>> Start Material for the task

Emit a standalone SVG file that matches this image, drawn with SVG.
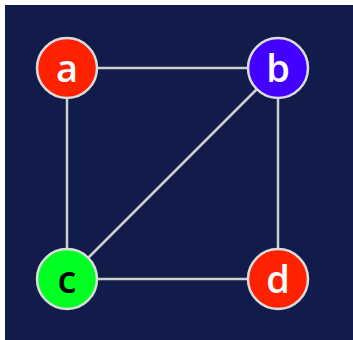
<svg xmlns="http://www.w3.org/2000/svg" width="353" height="340" viewBox="0 0 353 340">
  <style>
    .edge { stroke: #cfcfcf; stroke-width: 2.5; fill: none; }
    .node circle { stroke: #dcdcdc; stroke-width: 2.5; }
    .node text { font-family: "Open Sans", "DejaVu Sans", sans-serif; font-size: 38px; font-weight: 600; text-anchor: middle; }
  </style>
  <rect x="0" y="0" width="353" height="340" fill="#ffffff"/>
  <rect x="5" y="5" width="348" height="335" fill="#121c4a"/>
  <g id="edges">
    <line class="edge" x1="67" y1="68" x2="278" y2="68"/>
    <line class="edge" x1="67" y1="68" x2="67" y2="279"/>
    <line class="edge" x1="278" y1="68" x2="278" y2="279"/>
    <line class="edge" x1="67" y1="279" x2="278" y2="279"/>
    <line class="edge" x1="278" y1="68" x2="67" y2="279"/>
  </g>
  <g id="node-a" class="node">
    <circle cx="67" cy="68" r="30" fill="#ff2200"/>
    <text x="67" y="82" fill="#ffffff">a</text>
  </g>
  <g id="node-b" class="node">
    <circle cx="278" cy="68" r="30" fill="#4400ff"/>
    <text x="278" y="82" fill="#ffffff">b</text>
  </g>
  <g id="node-c" class="node">
    <circle cx="67" cy="279" r="30" fill="#00ff22"/>
    <text x="67" y="293" fill="#000000">c</text>
  </g>
  <g id="node-d" class="node">
    <circle cx="278" cy="279" r="30" fill="#ff2200"/>
    <text x="278" y="293" fill="#ffffff">d</text>
  </g>
</svg>
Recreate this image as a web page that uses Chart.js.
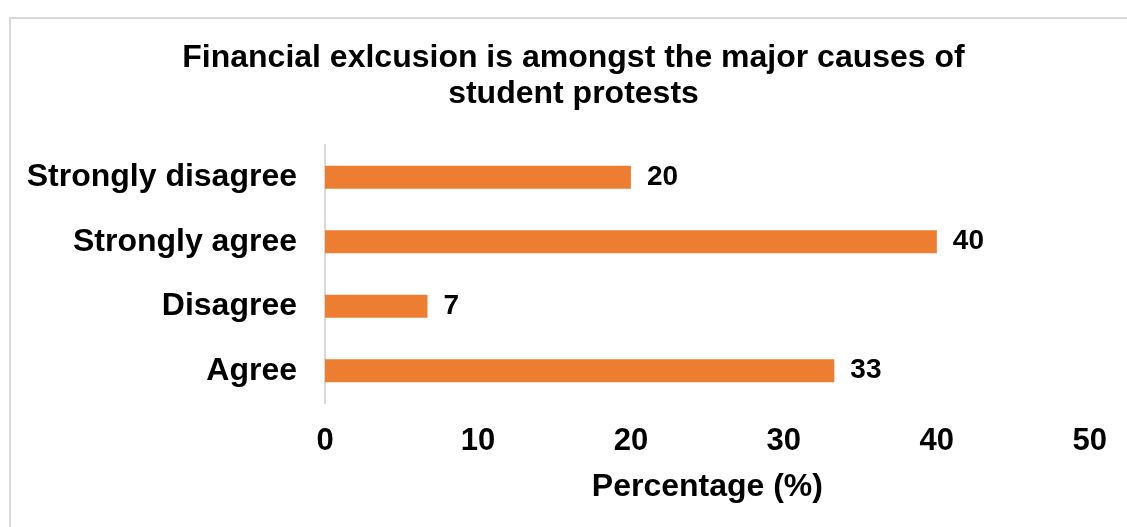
<!DOCTYPE html>
<html>
<head>
<meta charset="utf-8">
<script src="https://cdn.jsdelivr.net/npm/chart.js@4/dist/chart.umd.min.js"></script>
<style>
  html, body { margin: 0; padding: 0; background: #fff; }
  #wrap { position: relative; width: 1127px; height: 527px; overflow: hidden; }
  #frame { position: absolute; left: 9px; top: 17px; width: 1200px; height: 600px; border: 2px solid #d9d9d9; }
  #chart-protests { position: absolute; left: 0; top: 0; }
</style>
</head>
<body>
<div id="wrap">
  <div id="frame"></div>
  <canvas id="chart-protests" width="1127" height="527"></canvas>
</div>
<script>
const categories = ['Strongly disagree', 'Strongly agree', 'Disagree', 'Agree'];
const percentages = [20, 40, 6.7, 33.3];
const xTickValues = [0, 10, 20, 30, 40, 50];

const FONT = "'Liberation Sans', Arial, sans-serif";
const BAR_COLOR = '#ED7D31';

// draws rounded value labels at the end of each bar
const barValueLabels = {
  id: 'barValueLabels',
  afterDatasetsDraw(chart) {
    const ctx = chart.ctx;
    const meta = chart.getDatasetMeta(0);
    ctx.save();
    ctx.font = 'bold 28px ' + FONT;
    ctx.fillStyle = '#000';
    ctx.textAlign = 'left';
    ctx.textBaseline = 'middle';
    meta.data.forEach((bar, i) => {
      ctx.fillText(String(Math.round(percentages[i])), bar.x + 16, bar.y);
    });
    ctx.restore();
  }
};

// centre the title on the outer frame rather than on the plot box
const frameTitle = {
  id: 'frameTitle',
  afterLayout(chart) {
    if (chart.titleBlock) {
      chart.titleBlock.left = 10;
      chart.titleBlock.right = 1137;
    }
  }
};

const canvas = document.getElementById('chart-protests');
new Chart(canvas.getContext('2d'), {
  type: 'bar',
  data: {
    labels: categories,
    datasets: [{
      data: percentages,
      backgroundColor: BAR_COLOR,
      borderWidth: 0,
      barPercentage: 0.357,
      categoryPercentage: 1
    }]
  },
  options: {
    indexAxis: 'y',
    responsive: false,
    animation: false,
    layout: { padding: { left: 0, right: 35, top: 0, bottom: 20.8 } },
    plugins: {
      legend: { display: false },
      tooltip: { enabled: false },
      title: {
        display: true,
        text: ['Financial exlcusion is amongst the major causes of', 'student protests'],
        color: '#000',
        font: { family: FONT, size: 32, weight: 'bold', lineHeight: 1.125 },
        padding: { top: 40, bottom: 33 }
      }
    },
    scales: {
      x: {
        type: 'linear',
        min: 0,
        max: 50,
        afterBuildTicks: (scale) => { scale.ticks = xTickValues.map((v) => ({ value: v })); },
        afterFit: (scale) => { scale.height = 103.2; },
        grid: { display: false, drawTicks: false },
        border: { display: false },
        ticks: {
          color: '#000',
          padding: 20,
          font: { family: FONT, size: 31, weight: 'bold', lineHeight: 1.2 }
        },
        title: {
          display: true,
          text: 'Percentage (%)',
          color: '#000',
          padding: { top: 0, bottom: 0 },
          font: { family: FONT, size: 32, weight: 'bold', lineHeight: 1.2 }
        }
      },
      y: {
        afterFit: (scale) => { scale.width = 325; },
        grid: { display: false, drawTicks: false },
        border: { display: true, color: '#d9d9d9', width: 2 },
        ticks: {
          color: '#000',
          padding: 28,
          font: { family: FONT, size: 32, weight: 'bold' }
        }
      }
    }
  },
  plugins: [barValueLabels, frameTitle]
});
</script>
</body>
</html>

>> End Material for the task

Requirement
Without the pictures, write out every entry precisely as it appears.

Full solution
Emit a standalone SVG file that matches this image, drawn with SVG.
<svg xmlns="http://www.w3.org/2000/svg" width="353" height="340" viewBox="0 0 353 340">
  <style>
    .edge { stroke: #cfcfcf; stroke-width: 2.5; fill: none; }
    .node circle { stroke: #dcdcdc; stroke-width: 2.5; }
    .node text { font-family: "Open Sans", "DejaVu Sans", sans-serif; font-size: 38px; font-weight: 600; text-anchor: middle; }
  </style>
  <rect x="0" y="0" width="353" height="340" fill="#ffffff"/>
  <rect x="5" y="5" width="348" height="335" fill="#121c4a"/>
  <g id="edges">
    <line class="edge" x1="67" y1="68" x2="278" y2="68"/>
    <line class="edge" x1="67" y1="68" x2="67" y2="279"/>
    <line class="edge" x1="278" y1="68" x2="278" y2="279"/>
    <line class="edge" x1="67" y1="279" x2="278" y2="279"/>
    <line class="edge" x1="278" y1="68" x2="67" y2="279"/>
  </g>
  <g id="node-a" class="node">
    <circle cx="67" cy="68" r="30" fill="#ff2200"/>
    <text x="67" y="82" fill="#ffffff">a</text>
  </g>
  <g id="node-b" class="node">
    <circle cx="278" cy="68" r="30" fill="#4400ff"/>
    <text x="278" y="82" fill="#ffffff">b</text>
  </g>
  <g id="node-c" class="node">
    <circle cx="67" cy="279" r="30" fill="#00ff22"/>
    <text x="67" y="293" fill="#000000">c</text>
  </g>
  <g id="node-d" class="node">
    <circle cx="278" cy="279" r="30" fill="#ff2200"/>
    <text x="278" y="293" fill="#ffffff">d</text>
  </g>
</svg>
Recreate this image as a web page that uses Chart.js.
<!DOCTYPE html>
<html>
<head>
<meta charset="utf-8">
<script src="https://cdn.jsdelivr.net/npm/chart.js@4/dist/chart.umd.min.js"></script>
<style>
  html, body { margin: 0; padding: 0; background: #fff; }
  #wrap { position: relative; width: 1127px; height: 527px; overflow: hidden; }
  #frame { position: absolute; left: 9px; top: 17px; width: 1200px; height: 600px; border: 2px solid #d9d9d9; }
  #chart-protests { position: absolute; left: 0; top: 0; }
</style>
</head>
<body>
<div id="wrap">
  <div id="frame"></div>
  <canvas id="chart-protests" width="1127" height="527"></canvas>
</div>
<script>
const categories = ['Strongly disagree', 'Strongly agree', 'Disagree', 'Agree'];
const percentages = [20, 40, 6.7, 33.3];
const xTickValues = [0, 10, 20, 30, 40, 50];

const FONT = "'Liberation Sans', Arial, sans-serif";
const BAR_COLOR = '#ED7D31';

// draws rounded value labels at the end of each bar
const barValueLabels = {
  id: 'barValueLabels',
  afterDatasetsDraw(chart) {
    const ctx = chart.ctx;
    const meta = chart.getDatasetMeta(0);
    ctx.save();
    ctx.font = 'bold 28px ' + FONT;
    ctx.fillStyle = '#000';
    ctx.textAlign = 'left';
    ctx.textBaseline = 'middle';
    meta.data.forEach((bar, i) => {
      ctx.fillText(String(Math.round(percentages[i])), bar.x + 16, bar.y);
    });
    ctx.restore();
  }
};

// centre the title on the outer frame rather than on the plot box
const frameTitle = {
  id: 'frameTitle',
  afterLayout(chart) {
    if (chart.titleBlock) {
      chart.titleBlock.left = 10;
      chart.titleBlock.right = 1137;
    }
  }
};

const canvas = document.getElementById('chart-protests');
new Chart(canvas.getContext('2d'), {
  type: 'bar',
  data: {
    labels: categories,
    datasets: [{
      data: percentages,
      backgroundColor: BAR_COLOR,
      borderWidth: 0,
      barPercentage: 0.357,
      categoryPercentage: 1
    }]
  },
  options: {
    indexAxis: 'y',
    responsive: false,
    animation: false,
    layout: { padding: { left: 0, right: 35, top: 0, bottom: 20.8 } },
    plugins: {
      legend: { display: false },
      tooltip: { enabled: false },
      title: {
        display: true,
        text: ['Financial exlcusion is amongst the major causes of', 'student protests'],
        color: '#000',
        font: { family: FONT, size: 32, weight: 'bold', lineHeight: 1.125 },
        padding: { top: 40, bottom: 33 }
      }
    },
    scales: {
      x: {
        type: 'linear',
        min: 0,
        max: 50,
        afterBuildTicks: (scale) => { scale.ticks = xTickValues.map((v) => ({ value: v })); },
        afterFit: (scale) => { scale.height = 103.2; },
        grid: { display: false, drawTicks: false },
        border: { display: false },
        ticks: {
          color: '#000',
          padding: 20,
          font: { family: FONT, size: 31, weight: 'bold', lineHeight: 1.2 }
        },
        title: {
          display: true,
          text: 'Percentage (%)',
          color: '#000',
          padding: { top: 0, bottom: 0 },
          font: { family: FONT, size: 32, weight: 'bold', lineHeight: 1.2 }
        }
      },
      y: {
        afterFit: (scale) => { scale.width = 325; },
        grid: { display: false, drawTicks: false },
        border: { display: true, color: '#d9d9d9', width: 2 },
        ticks: {
          color: '#000',
          padding: 28,
          font: { family: FONT, size: 32, weight: 'bold' }
        }
      }
    }
  },
  plugins: [barValueLabels, frameTitle]
});
</script>
</body>
</html>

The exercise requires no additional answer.